TO DO
Print, exactly as they stand, the lines from the start of the listing to the line containing "marker='s', ms=7.5, mfc='white', mew=1.3, label='vortex')", inclusive.

DATA SEGMENT
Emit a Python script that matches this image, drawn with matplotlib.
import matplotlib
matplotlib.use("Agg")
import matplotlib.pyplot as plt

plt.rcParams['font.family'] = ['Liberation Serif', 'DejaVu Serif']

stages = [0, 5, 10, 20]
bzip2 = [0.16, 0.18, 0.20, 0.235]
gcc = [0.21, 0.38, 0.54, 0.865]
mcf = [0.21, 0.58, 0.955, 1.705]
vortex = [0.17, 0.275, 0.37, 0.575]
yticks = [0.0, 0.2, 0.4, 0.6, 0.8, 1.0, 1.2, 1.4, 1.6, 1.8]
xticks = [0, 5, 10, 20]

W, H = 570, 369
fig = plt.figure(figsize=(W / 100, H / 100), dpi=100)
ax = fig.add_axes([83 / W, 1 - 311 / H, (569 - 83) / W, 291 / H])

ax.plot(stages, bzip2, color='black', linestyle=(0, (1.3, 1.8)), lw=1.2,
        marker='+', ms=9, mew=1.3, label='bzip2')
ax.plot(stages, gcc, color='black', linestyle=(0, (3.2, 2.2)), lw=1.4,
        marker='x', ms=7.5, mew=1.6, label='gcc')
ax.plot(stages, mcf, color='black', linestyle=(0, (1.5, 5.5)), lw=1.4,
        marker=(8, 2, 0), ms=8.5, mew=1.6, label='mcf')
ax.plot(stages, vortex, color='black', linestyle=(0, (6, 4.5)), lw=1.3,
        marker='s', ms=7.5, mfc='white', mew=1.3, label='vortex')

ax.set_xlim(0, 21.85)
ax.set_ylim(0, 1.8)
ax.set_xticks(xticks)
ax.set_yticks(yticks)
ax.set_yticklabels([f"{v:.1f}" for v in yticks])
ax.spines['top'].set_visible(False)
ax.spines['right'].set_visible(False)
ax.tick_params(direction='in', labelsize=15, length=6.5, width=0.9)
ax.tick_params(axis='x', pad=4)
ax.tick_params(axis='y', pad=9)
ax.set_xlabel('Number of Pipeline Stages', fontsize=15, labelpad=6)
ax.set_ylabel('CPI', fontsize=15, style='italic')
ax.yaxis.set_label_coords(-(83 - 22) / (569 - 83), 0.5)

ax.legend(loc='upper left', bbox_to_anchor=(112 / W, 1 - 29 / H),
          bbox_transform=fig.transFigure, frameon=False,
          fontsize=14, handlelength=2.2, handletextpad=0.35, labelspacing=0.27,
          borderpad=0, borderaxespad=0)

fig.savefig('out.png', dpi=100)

ANSWER TO THE TASK
Emit a Python script that matches this image, drawn with matplotlib.
import matplotlib
matplotlib.use("Agg")
import matplotlib.pyplot as plt

plt.rcParams['font.family'] = ['Liberation Serif', 'DejaVu Serif']

stages = [0, 5, 10, 20]
bzip2 = [0.16, 0.18, 0.20, 0.235]
gcc = [0.21, 0.38, 0.54, 0.865]
mcf = [0.21, 0.58, 0.955, 1.705]
vortex = [0.17, 0.275, 0.37, 0.575]
yticks = [0.0, 0.2, 0.4, 0.6, 0.8, 1.0, 1.2, 1.4, 1.6, 1.8]
xticks = [0, 5, 10, 20]

W, H = 570, 369
fig = plt.figure(figsize=(W / 100, H / 100), dpi=100)
ax = fig.add_axes([83 / W, 1 - 311 / H, (569 - 83) / W, 291 / H])

ax.plot(stages, bzip2, color='black', linestyle=(0, (1.3, 1.8)), lw=1.2,
        marker='+', ms=9, mew=1.3, label='bzip2')
ax.plot(stages, gcc, color='black', linestyle=(0, (3.2, 2.2)), lw=1.4,
        marker='x', ms=7.5, mew=1.6, label='gcc')
ax.plot(stages, mcf, color='black', linestyle=(0, (1.5, 5.5)), lw=1.4,
        marker=(8, 2, 0), ms=8.5, mew=1.6, label='mcf')
ax.plot(stages, vortex, color='black', linestyle=(0, (6, 4.5)), lw=1.3,
        marker='s', ms=7.5, mfc='white', mew=1.3, label='vortex')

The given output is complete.